We must initiate our own legislation. Our Private Members Bills must be seriously considered. Our requests for debates of public importance and urgent public importance, accepted; our notices of motion, debated frequently, and our sittings, made more rigorous through interpellations and oral questions sessions in which the questions we ask are answered.
It is a poor reflection on Parliament that our members propose hundreds of motions a year, and we are fortunate if but a few materialise into debates. This must change. We are elected to discuss, debate and deliberate on issues as well as legislate and perform oversight. If we do not do this, we cannot claim to have the people as our conscience.
Ladies and gentleman,
Black Tuesday was an epoch-defining moment in South Africa; not only for our Constitution, and the freedoms it entrenches, but also for our Parliament.

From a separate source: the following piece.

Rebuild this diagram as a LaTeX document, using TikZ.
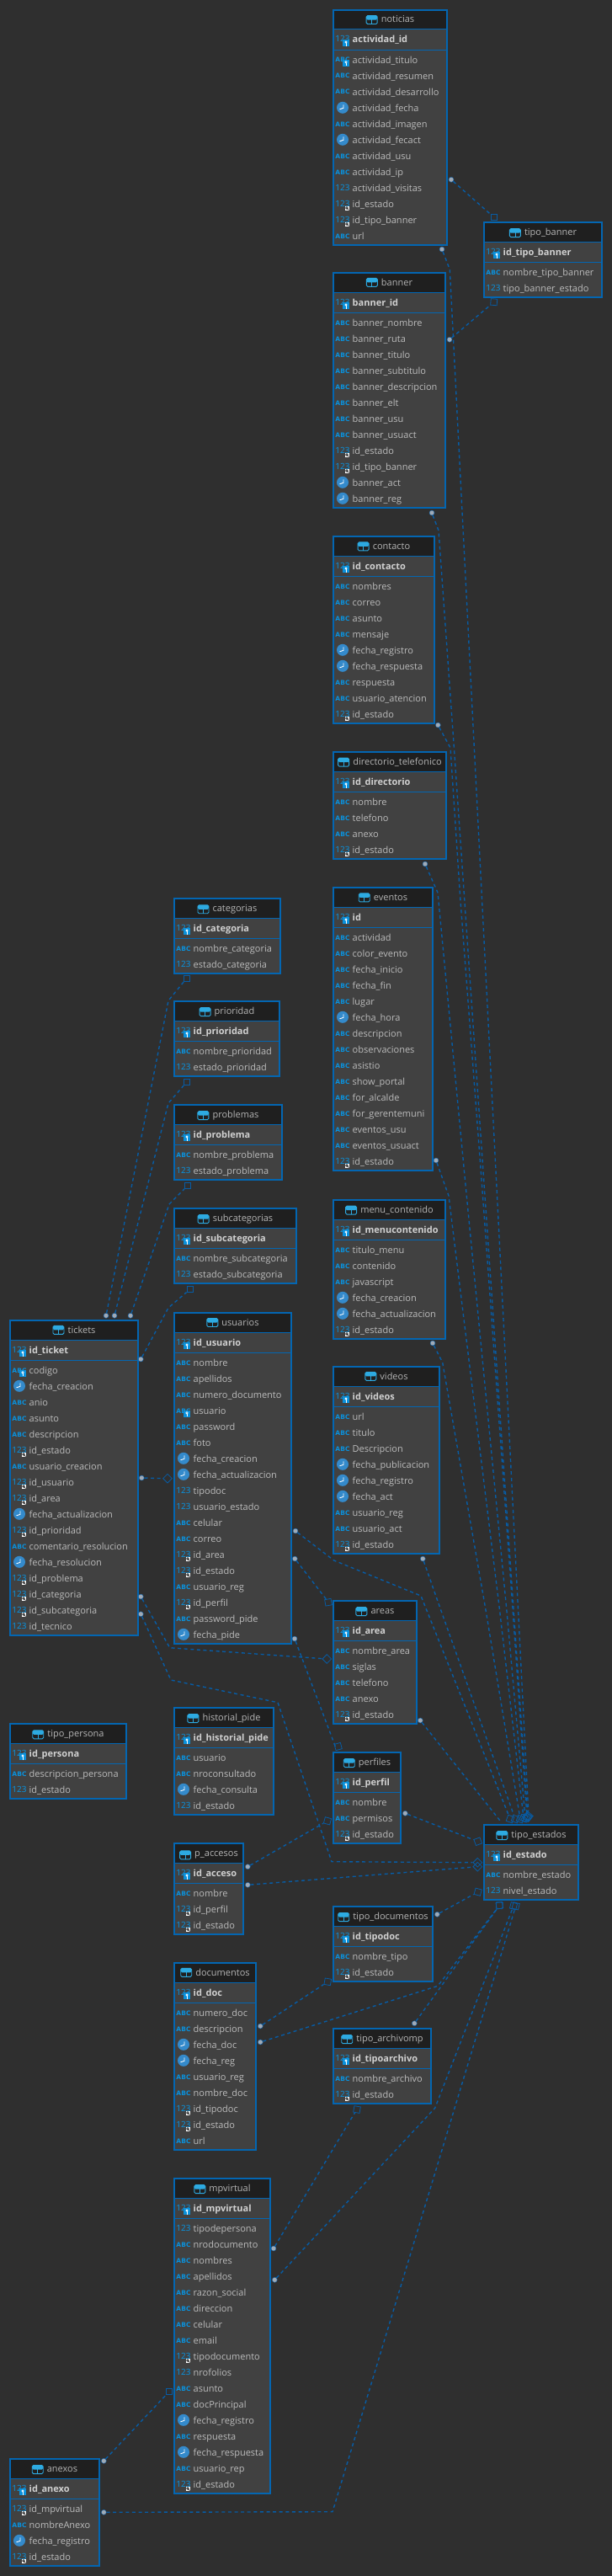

As hundreds of people marched outside our gates, and watched with baited breath from the public gallery, they sought reassurance that their voices would be heard. But despite the clamour at the gates, and the petitions, and the letters and the marches, they were failed by a political majority which no longer operates with the people as its conscience.
The time has come for the remaining brave men and women in Parliament - and there many across all political parties - to take the lead and rebuild an institution which the people of this country can believe in. We are the ones who must build the necessary bridges. We can be the people’s voice. And we can act in South Africa's best interest.
This is the Parliament that we should all commit to creating today.